If a route is allowed to risk 0.5R per activation and its evidence is thirty sessions old, every activation is partly a new test. Five activations at stale permission can spend 2.5R before the trader learns whether the current route state still matches the old review. A reduced review mode at 0.1R lowers the cost of rebuilding evidence.

This is why renewal and rollback decisions should be sized like tests, not like declarations. When evidence is incomplete, smaller permission gives the trader more chances to learn without pretending the workflow is fully proven.

How to use Bucko with this workflow

Use Bucko to keep the review in one place. Log the trigger, tag the workflow, attach evidence, compare planned versus actual behavior, and write the next allowed state. If the workflow touches TradingView alerts, Monko user-configured automation, Copy Trader routes, or manual overrides, document the exact state change.

Station AI can help summarize repeated issues and turn messy notes into review prompts. It should not make trade decisions or override trader-defined controls. The value is cleaner education, scenario analysis, journaling, guardrails, and audit trail review.

Common mistakes

The first mistake is treating an old clean sample as permanent permission. Evidence ages. The workflow needs fresh proof when conditions or settings change.

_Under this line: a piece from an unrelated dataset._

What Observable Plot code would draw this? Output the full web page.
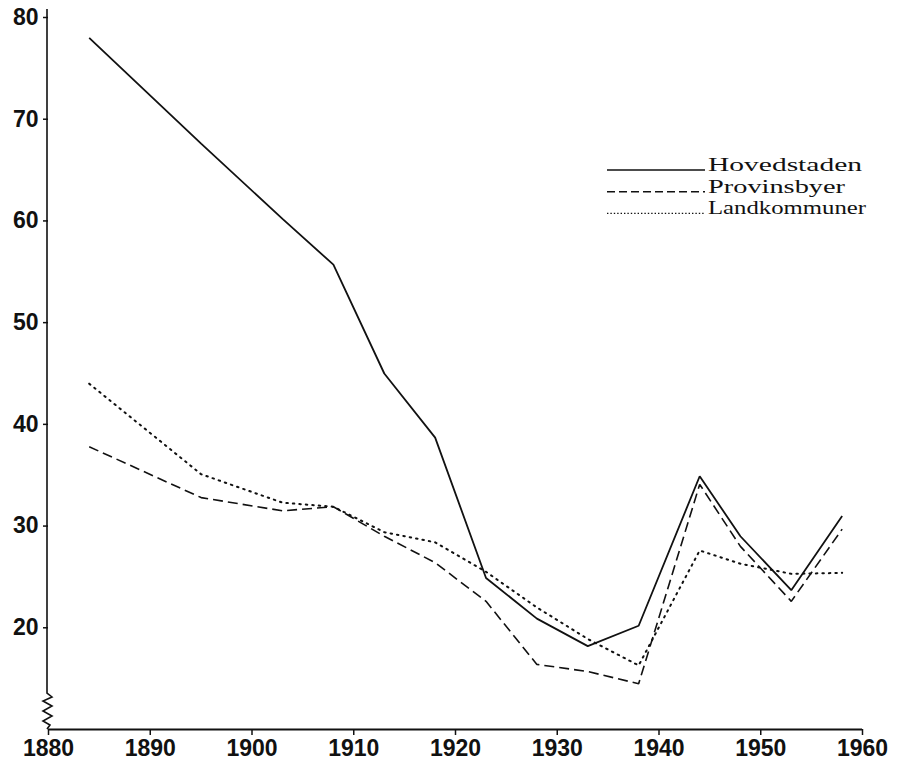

The second mistake is using outcome as the only score. A green result can still include a broken process. A red result can still be a clean execution of a valid plan.

The third mistake is skipping the next gate. Every review should end with a specific state: keep, reduce, pause, observe, rebuild evidence, or retire.

Frequently Asked Questions

What is route evidence decay?
Route evidence decay means old proof becomes less useful as account state, platform settings, alert payloads, market conditions, or execution behavior changes.
How often should a route be reviewed?
The cadence depends on the trader-defined workflow. A practical approach is to review after route changes, platform incidents, missed fills, payload edits, large volatility shifts, or a fixed session count.
Does route evidence decide what to trade?
No. It is a review and audit-trail concept. It helps traders evaluate their own workflow evidence; it does not create recommendations or account decisions.